One Day Hard and Clear, by Anne Baldo

Where do I even begin to tell you about how much I love this book?

Perhaps with the email I received three summers ago by editor Stephanie Small telling me about the short story collection, Morse Code for Romantics, by debut author Anne Baldo, a collection whose excellence was so sustained, and which was steeped in nostalgia, hot summers, and had me feeling as delightfully spent at the end as a long day at the beach.

And then with the experience I had the summer after that where I had the opportunity to work with Baldo on her next manuscript, a brutally glorious book that glittered, light reflected from the kind of edges that most people take for granted, don’t even pay attention to, but in an Anne Baldo sentence, they shine.

Then there was last summer, when I didn’t have an Anne Baldo book to read at all, but we don’t have to focus on that part of the story BECAUSE, One Day Hard and Clear is out today.
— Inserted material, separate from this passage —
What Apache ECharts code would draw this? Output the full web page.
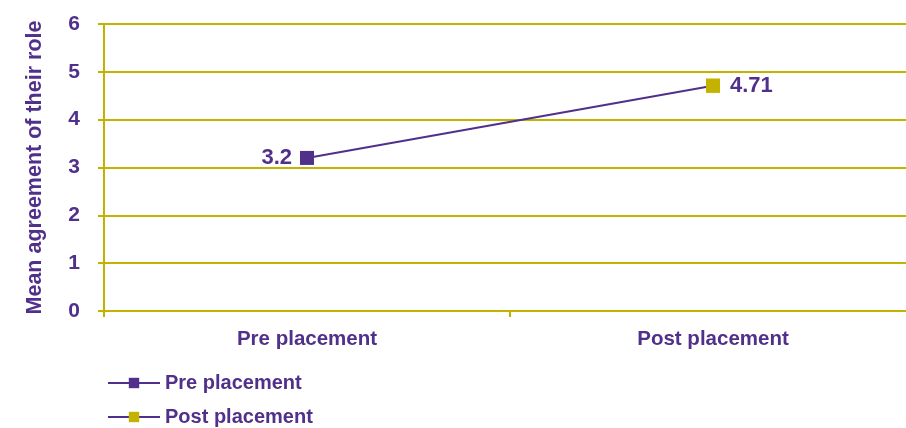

The published version of that book I read two years ago and I’m so thrilled how it’s turned out, how it’s even more wonderful than it was on my first encounter, how that incredible cover sets you up for all the goodness this novel holds inside, it’s sepia tone, the stupid recklessness, female friendship, the posturing, and the heart at its core which is aching, human, and true.

One Day, Hard and Clear is about Sami, who has just finished high school in Windsor and dreams of escaping that world to Paris with her best friend Lucy, whose mother has never quite thought Sami was the right kind of friend for her daughter. And as the distance between them becomes clearer, Lucy moving into a different kind of realm as she pursues her university studies, Sami turns to True, with whom she’d once been a couple, but even after that was over, they’ve never been able to escape each other. Not even after Sami takes up with Bodie, who’s a wildcard, but such a predictable wildcard that he’s never going to really disappoint her, because she knows he only ever will.

Moving through the first decade of the century, the novel tells Sami’s story with extraordinary clarity of vision, her point of view understated but so tremendously defined, the power and beauty of Baldo’s prose underlining all of this. (“I’d stop calling True, I promised myself. Stop being like the sea, lovesick for the moon/ They say the moon, as it now is, was formed in the wreckage of a collision, millions of years ago, all the dust and debris transforming, out of devastation, into something luminous and new.”)

Rife with pop culture references, sympathetic Britney references, LFO playing in the background, characters who are so unbearably realized, reaching for each other but unable to connect—the tension of that. The brilliance of these sentences. The details with which Baldo builds her fictional world, it is all of just so wonderful, and I am so excited for the rest of you to discover it all.